* What to do
Return every line below in which "this" appears.

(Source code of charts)
◇ ◇ ◇ ◇ ◇
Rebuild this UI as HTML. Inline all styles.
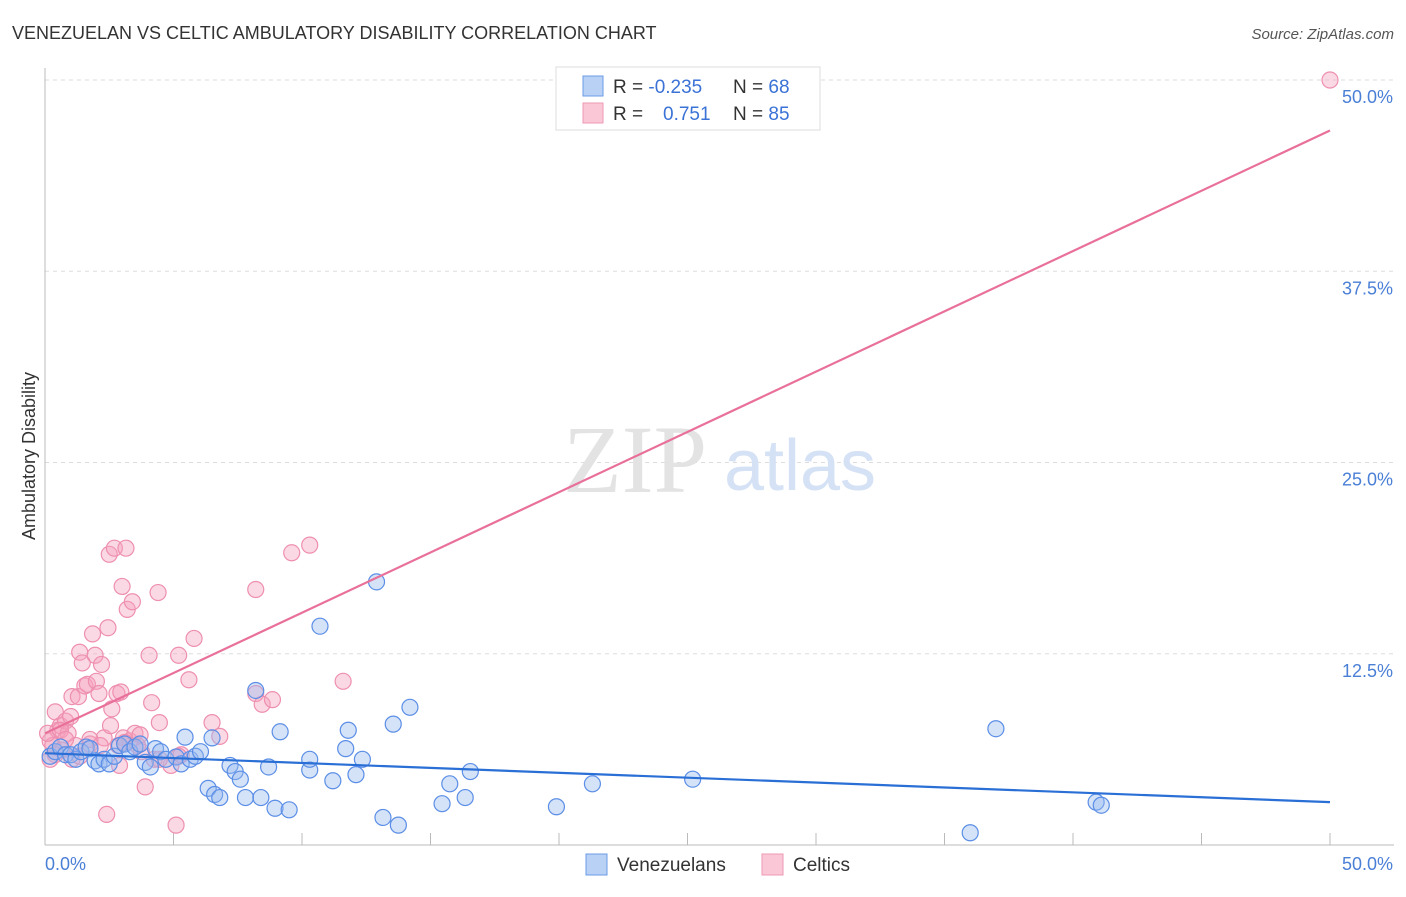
<!DOCTYPE html>
<html><head><meta charset="utf-8"><style>
body{margin:0;background:#fff;font-family:"Liberation Sans",sans-serif;}
</style></head><body>
<svg width="1406" height="892" font-family="Liberation Sans, sans-serif">
<text x="12" y="39" font-size="18" fill="#333">VENEZUELAN VS CELTIC AMBULATORY DISABILITY CORRELATION CHART</text>
<text x="1394" y="39" font-size="15" fill="#555" text-anchor="end" font-style="italic">Source: ZipAtlas.com</text>
<g id="grid"></g>
<text x="635" y="492" font-size="96" fill="#e3e3e3" font-family="Liberation Serif, serif" text-anchor="middle">ZIP</text>
<text x="800" y="490" font-size="72" fill="#d5e2f5" text-anchor="middle">atlas</text>
<g id="pts"></g>
<g id="lines"></g>
<text x="35" y="456" font-size="18" fill="#333" text-anchor="middle" transform="rotate(-90 35 456)">Ambulatory Disability</text>
<text x="45" y="870" font-size="18" fill="#4a7fd6">0.0%</text>
<text x="1393" y="870" font-size="18" fill="#4a7fd6" text-anchor="end">50.0%</text>
<g>
<rect x="556" y="67" width="264" height="63" fill="#fff" stroke="#ddd"/>
<rect x="583" y="76" width="20" height="20" fill="#b9d1f5" stroke="#6b9be6"/>
<rect x="583" y="103" width="20" height="20" fill="#f9c7d6" stroke="#ee98b4"/>
<text x="613" y="93" font-size="19" fill="#333">R = <tspan fill="#3a72d6">-0.235</tspan><tspan x="733">N = </tspan><tspan fill="#3a72d6">68</tspan></text>
<text x="613" y="120" font-size="19" fill="#333">R = <tspan x="663" fill="#3a72d6">0.751</tspan><tspan x="733">N = </tspan><tspan fill="#3a72d6">85</tspan></text>
</g>
<g>
<rect x="586" y="854" width="21" height="21" fill="#b9d1f5" stroke="#6b9be6"/>
<text x="617" y="871" font-size="19" fill="#333">Venezuelans</text>
<rect x="762" y="854" width="21" height="21" fill="#f9c7d6" stroke="#ee98b4"/>
<text x="793" y="871" font-size="19" fill="#333">Celtics</text>
</g>
</svg>
<script>
const yTicks=[12.5,25,37.5,50];
const yTickLabels=["12.5%","25.0%","37.5%","50.0%"];
const xTicks=[0,5,10,15,20,25,30,35,40,45,50];
const blueX=[0.2,0.4,0.6,0.8,1,1.2,1.4,1.6,1.75,1.95,2.1,2.3,2.5,2.7,2.9,3.1,3.3,3.5,3.7,3.9,4.1,4.3,4.5,4.7,5.1,5.3,5.45,5.65,5.85,6.05,6.35,6.5,6.6,6.8,7.2,7.4,7.6,7.8,8.2,8.4,8.7,8.95,9.15,9.5,10.3,10.3,10.7,11.2,11.7,11.8,12.1,12.35,12.9,13.15,13.55,13.75,14.2,15.45,15.75,16.35,16.55,19.9,21.3,25.2,36.0,37.0,40.9,41.1];
const blueY=[5.8,6.1,6.4,5.9,5.9,5.6,6.1,6.4,6.3,5.5,5.3,5.6,5.3,5.8,6.5,6.6,6.1,6.4,6.6,5.4,5.1,6.3,6.1,5.6,5.75,5.3,7.05,5.6,5.8,6.1,3.7,7.0,3.3,3.1,5.2,4.8,4.3,3.1,10.1,3.1,5.1,2.4,7.4,2.3,4.9,5.6,14.3,4.2,6.3,7.5,4.6,5.6,17.2,1.8,7.9,1.3,9.0,2.7,4.0,3.1,4.8,2.5,4.0,4.3,0.8,7.6,2.8,2.6];
const pinkX=[0.2,0.3,0.4,0.5,0.6,0.65,0.8,0.9,1.0,1.05,1.2,1.3,1.35,1.45,1.55,1.65,1.75,1.85,1.95,2.0,2.1,2.2,2.3,2.4,2.45,2.5,2.55,2.6,2.7,2.8,2.9,2.95,3.0,3.05,3.15,3.2,3.3,3.4,3.5,3.6,3.75,3.9,4.05,4.15,4.25,4.4,4.45,4.9,5.1,5.2,5.3,5.6,5.8,6.5,6.8,8.2,8.2,8.45,8.85,9.6,10.3,11.6,0.1,0.2,0.4,0.6,0.8,1.05,1.35,1.75,2.15,2.85,3.1,3.7,4.45,5.2,50];
const pinkY=[6.8,6.5,8.7,7.5,7.8,6.2,8.1,7.3,8.4,9.7,6.5,9.7,12.6,11.9,10.4,10.5,6.6,13.8,12.4,10.7,9.9,11.8,7.0,2.0,14.2,19.0,7.8,8.9,19.4,9.9,5.2,10.0,16.9,7.0,19.4,15.4,6.8,15.9,7.3,6.5,6.1,3.8,12.4,9.3,5.6,16.5,8.0,5.2,1.3,12.4,5.9,10.8,13.5,8.0,7.1,9.9,16.7,9.2,9.5,19.1,19.6,10.7,7.3,5.6,5.9,7.5,6.9,5.6,5.8,6.9,6.5,6.5,6.7,7.2,5.6,5.8,50];
const blueTrend=[6.0,2.8];
const pinkTrend=[7.3,46.7];
const X=v=>45+v*25.7, Y=v=>845-v*15.3;
const NS="http://www.w3.org/2000/svg";
function mk(t,a,p){const e=document.createElementNS(NS,t);for(const k in a)e.setAttribute(k,a[k]);p.appendChild(e);return e;}
const grid=document.getElementById('grid');
yTicks.forEach((t,i)=>{
 const l=mk('line',{x1:45,x2:1394,y1:Y(t),y2:Y(t),stroke:'#ddd','stroke-dasharray':'4,4'},grid);
 
 
 const tx=mk('text',{x:1393,y:Y(t)+23,'font-size':18,fill:'#4a7fd6','text-anchor':'end'},grid);
 tx.textContent=yTickLabels[i];
 
 
});
const ax=mk('line',{x1:45,x2:1394,y1:845,y2:845,stroke:'#bbb'},grid);


const ay=mk('line',{x1:45,x2:45,y1:68,y2:845,stroke:'#bbb'},grid);


xTicks.forEach(t=>{const l=mk('line',{x1:X(t),x2:X(t),y1:845,y2:833,stroke:'#bbb'},grid);
 
 });
const pts=document.getElementById('pts');
pinkX.forEach((x,i)=>{const c=mk('circle',{cx:X(x),cy:Y(pinkY[i]),r:8,fill:'rgba(244,160,188,0.4)',stroke:'#ee8fb0','stroke-width':1.2},pts);
 
 });
blueX.forEach((x,i)=>{const c=mk('circle',{cx:X(x),cy:Y(blueY[i]),r:8,fill:'rgba(150,185,240,0.4)',stroke:'#5b8ee6','stroke-width':1.2},pts);
 
 });
const lines=document.getElementById('lines');
const bl=mk('line',{x1:X(0),x2:X(50),y1:Y(blueTrend[0]),y2:Y(blueTrend[1]),stroke:'#2a6fd6','stroke-width':2.2},lines);


const pl=mk('line',{x1:X(0),x2:X(50),y1:Y(pinkTrend[0]),y2:Y(pinkTrend[1]),stroke:'#e8709a','stroke-width':2.2},lines);


</script>
</body></html>
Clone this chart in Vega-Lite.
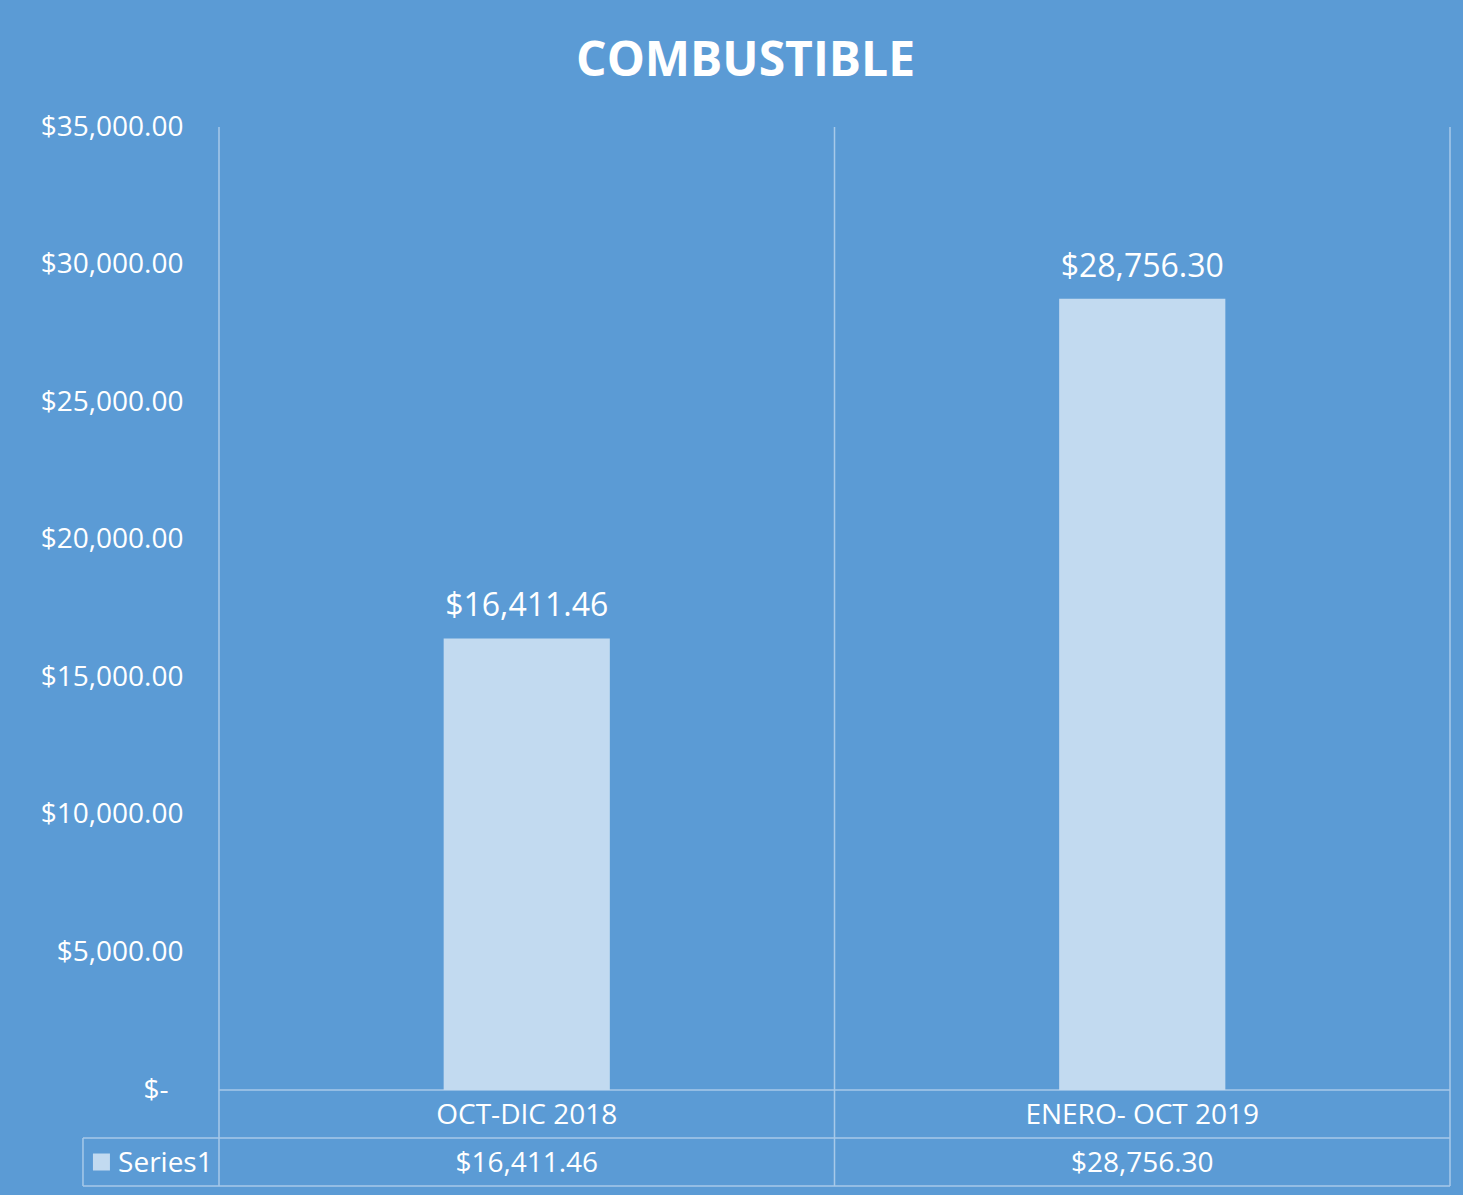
◇ ◇ ◇ ◇ ◇
* Final result
Rebuild this UI as HTML. Inline all styles.
Clone this chart in Vega-Lite.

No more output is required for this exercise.